Here are a few quick examples of a good title. Let’s say that I was doing an acoustic cover of Marianas Trench’s “Celebrity Status”. My title would look something like this:
- David Andrew Wiebe covers Marianas Trench’s Celebrity Status (acoustic)
- Marianas Trench – Celebrity Status (acoustic cover by David Andrew Wiebe)
- David Andrew Wiebe – Celebrity Status (Marianas Trench) Acoustic Cover
I’m covering all the bases here by including my name, the artist name and song title, as well as making use of “acoustic” and “cover” as keywords.
2. Optimize Your Description
Now that I’ve set the tone for this post, we’re going to go more rapid-fire with optimization tips. Here’s a quick list of do’s and don’ts for your description:
- Leave your description blank.
- Spam keywords or calls to action in your description.
- Bunch text together (i.e. use spaces).
- Include a link to your website in the first line with the http:// extension (i.e. http://mywebsite.com/).
- Include links to your music, relevant blog posts and articles, podcast episodes etc. if applicable.
- Link to others if they helped with your video or contributed in some way.
- Include one call to action (optional), such as “subscribe to our newsletter”, and include a link.

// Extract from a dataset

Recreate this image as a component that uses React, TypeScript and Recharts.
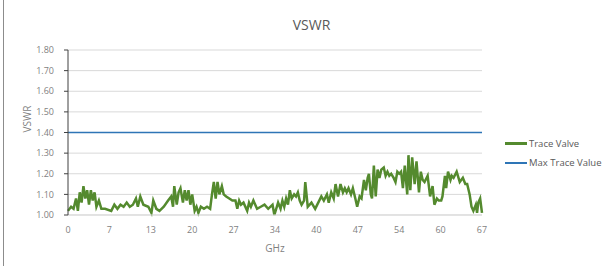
import { LineChart, Line, XAxis, YAxis, CartesianGrid, ReferenceLine } from "recharts";

const freqGHz = [
  0, 0.5, 0.9, 1.3, 1.6, 1.9, 2.2, 2.5, 2.8, 3.1, 3.4, 3.7, 4.0, 4.3, 4.6, 5.0, 5.4, 6.0, 7.0, 7.5,
  8.0, 8.5, 9.0, 9.5, 10.0, 10.5, 11.0, 11.3, 11.7, 12.2, 13.0, 13.5, 13.8, 14.3, 14.8, 15.5, 16.2, 16.7, 17.0, 17.2,
  17.6, 17.9, 18.2, 18.6, 18.9, 19.2, 19.5, 19.8, 20.1, 20.5, 20.8, 21.1, 21.5, 22.0, 22.5, 23.0, 23.3, 23.6, 23.9, 24.2,
  24.5, 24.9, 25.2, 25.6, 26.1, 26.6, 27.1, 27.4, 27.7, 28.0, 28.4, 29.0, 29.3, 29.6, 30.0, 30.6, 31.2, 31.8, 32.4, 33.1,
  33.4, 34.0, 34.4, 34.7, 35.0, 35.3, 35.6, 35.9, 36.2, 36.6, 36.9, 37.2, 37.5, 37.8, 38.2, 38.4, 38.8, 39.4, 40.0, 40.5,
  41.0, 41.4, 41.9, 42.2, 42.6, 43.0, 43.3, 43.7, 44.1, 44.5, 44.8, 45.1, 45.4, 45.8, 46.1, 46.5, 46.8, 47.2, 47.5, 47.9,
  48.2, 48.5, 48.7, 49.0, 49.2, 49.5, 49.8, 50.1, 50.4, 50.7, 51.1, 51.4, 51.7, 52.0, 52.3, 52.7, 53.0, 53.3, 53.6, 53.9,
  54.2, 54.5, 54.9, 55.1, 55.4, 55.7, 56.1, 56.4, 56.8, 57.1, 57.4, 57.7, 58.2, 58.6, 59.0, 59.3, 59.7, 60.0, 60.4, 60.6,
  61.0, 61.2, 61.5, 61.9, 62.1, 62.4, 62.9, 63.2, 63.4, 63.9, 64.3, 64.6, 65.0, 65.3, 65.6, 66.0, 66.2, 66.4, 66.7, 67.0,
];

const traceValue = [
  1.02, 1.04, 1.03, 1.08, 1.02, 1.11, 1.06, 1.14, 1.08, 1.12, 1.05, 1.12, 1.07, 1.11, 1.04, 1.07, 1.03, 1.03, 1.02, 1.05,
  1.03, 1.05, 1.04, 1.06, 1.04, 1.05, 1.08, 1.04, 1.09, 1.05, 1.04, 1.01, 1.07, 1.03, 1.02, 1.04, 1.07, 1.09, 1.04, 1.14,
  1.05, 1.11, 1.13, 1.06, 1.12, 1.07, 1.12, 1.05, 1.10, 1.02, 1.04, 1.01, 1.04, 1.03, 1.04, 1.03, 1.10, 1.16, 1.08, 1.16,
  1.10, 1.14, 1.10, 1.09, 1.08, 1.07, 1.07, 1.03, 1.07, 1.05, 1.06, 1.02, 1.06, 1.04, 1.07, 1.03, 1.04, 1.05, 1.03, 1.05,
  1.00, 1.06, 1.03, 1.07, 1.04, 1.08, 1.05, 1.12, 1.08, 1.10, 1.09, 1.11, 1.07, 1.05, 1.07, 1.16, 1.04, 1.06, 1.03, 1.06,
  1.09, 1.07, 1.10, 1.06, 1.11, 1.08, 1.15, 1.09, 1.15, 1.11, 1.13, 1.11, 1.13, 1.10, 1.13, 1.08, 1.04, 1.09, 1.08, 1.17,
  1.12, 1.18, 1.20, 1.10, 1.08, 1.24, 1.09, 1.22, 1.18, 1.22, 1.23, 1.19, 1.21, 1.19, 1.20, 1.18, 1.16, 1.21, 1.20, 1.21,
  1.13, 1.24, 1.10, 1.29, 1.12, 1.28, 1.15, 1.26, 1.11, 1.21, 1.17, 1.16, 1.19, 1.09, 1.14, 1.05, 1.08, 1.07, 1.07, 1.09,
  1.19, 1.13, 1.21, 1.17, 1.19, 1.18, 1.21, 1.18, 1.16, 1.18, 1.15, 1.15, 1.10, 1.04, 1.02, 1.05, 1.01, 1.06, 1.08, 1.01,
];

const maxTraceValue = 1.4;

const xTicks = [0, 6.7, 13.4, 20.1, 26.8, 33.5, 40.2, 46.9, 53.6, 60.3, 67];
const xTickLabels = ["0", "7", "13", "20", "27", "34", "40", "47", "54", "60", "67"];
const yTicks = [1.0, 1.1, 1.2, 1.3, 1.4, 1.5, 1.6, 1.7, 1.8];

const data = freqGHz.map((f, i) => ({ f, trace: traceValue[i] }));

const GREEN = "#548a2e";
const BLUE = "#2e75b6";
const FONT = "'Open Sans', 'Noto Sans', sans-serif";

function LegendBox() {
  const items = [
    { name: "Trace Valve", color: GREEN, w: 3 },
    { name: "Max Trace Value", color: BLUE, w: 2 },
  ];
  return (
    <div style={{ position: "absolute", left: 505, top: 134, fontFamily: FONT, fontSize: 9.5, color: "#595959" }}>
      {items.map((it) => (
        <div key={it.name} style={{ display: "flex", alignItems: "center", height: 19 }}>
          <div style={{ width: 22, height: it.w, background: it.color, marginRight: 2 }} />
          <span>{it.name}</span>
        </div>
      ))}
    </div>
  );
}

export default function App() {
  return (
    <div style={{ position: "absolute", left: 0, top: 0, width: 611, height: 266, background: "#fff", overflow: "hidden" }}>
      <div style={{ position: "absolute", left: 3, top: 0, width: 1, height: 266, background: "#8c8c8c" }} />
      <div
        style={{
          position: "absolute",
          left: 0,
          width: 611,
          top: 15,
          textAlign: "center",
          paddingLeft: 6,
          fontFamily: FONT,
          fontSize: 14,
          color: "#595959",
        }}
      >
        VSWR
      </div>
      <LineChart width={611} height={266} data={data} margin={{ top: 50, right: 129, bottom: 0, left: 0 }}>
        <CartesianGrid vertical={false} stroke="#d9d9d9" />
        <XAxis
          dataKey="f"
          type="number"
          domain={[0, 67]}
          ticks={xTicks}
          tickFormatter={(v: number) => xTickLabels[xTicks.indexOf(v)] ?? ""}
          interval={0}
          axisLine={{ stroke: "#d9d9d9" }}
          tickLine={false}
          tick={{ fontSize: 9, fill: "#7f7f7f", fontFamily: FONT }}
          tickMargin={6}
          height={51}
          label={{ value: "GHz", position: "insideBottom", offset: 14, fontSize: 10, fill: "#7f7f7f", fontFamily: FONT }}
        />
        <YAxis
          type="number"
          domain={[1, 1.8]}
          ticks={yTicks}
          tickFormatter={(v: number) => v.toFixed(2)}
          interval={0}
          width={68}
          axisLine={{ stroke: "#404040" }}
          tickLine={{ stroke: "#404040" }}
          tickSize={4}
          tickMargin={10}
          tick={{ fontSize: 9, fill: "#7f7f7f", fontFamily: FONT }}
          label={{ value: "VSWR", angle: -90, position: "insideLeft", offset: 27, fontSize: 10, fill: "#7f7f7f", fontFamily: FONT }}
        />
        <ReferenceLine y={maxTraceValue} stroke={BLUE} strokeWidth={1.5} ifOverflow="extendDomain" />
        <Line
          type="linear"
          dataKey="trace"
          stroke={GREEN}
          strokeWidth={2.5}
          dot={false}
          isAnimationActive={false}
        />
      </LineChart>
      <LegendBox />
    </div>
  );
}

- Make your text readable by breaking it up.
- Create a summary for your video (but put it after relevant links and calls to action).
- Include relevant keywords and key phrases in your summary.
3. Optimize Your Tags
I’ll be the first to admit that tags can sometimes be a confusing concept. The purpose of tags for blogs is to bunch pieces of content together that address similar topics. YouTube tags are kind of similar but it’s okay to think of them as keywords.
But, just in case, I did some research to find out what the best practices are. Here are expert tips in summary.
- Use irrelevant keywords that have nothing to do with your video; it will hurt your ranking.
- Be too sparse with tag use.
- Prioritize your main keywords and enter them first.
- Use only relevant keywords
- Use common misspellings of your keywords.
- Use the same keywords in the title, description and tags.
When I originally wrote this post in 2013, getting seen on YouTube was a lot easier than it is today.
There are so many more factors YouTube takes into account when ranking videos now. This includes things like:
- Engagement on your video in the first 24 hours after publishing (i.e. the more the better).
- How you encourage viewers to stay on the platform to watch more videos.
- And more.
So, if you want to dominate on YouTube, you’ll want to keep digging into more valuable resources.
I still hold that it’s important to follow the above steps so that your videos can be easily discovered. But that isn’t enough.
And, honestly, YouTube is slowly going mainstream, and in my opinion, their censorship has reached the point of absurdity.
Many serious content creators are turning to LBRY as their solution.
I can’t tell you whether that’s the right decision for you. But it’s worth considering publishing your videos on LBRY and other social media sites in addition to YouTube if you want to maximize your viewership and earning potential.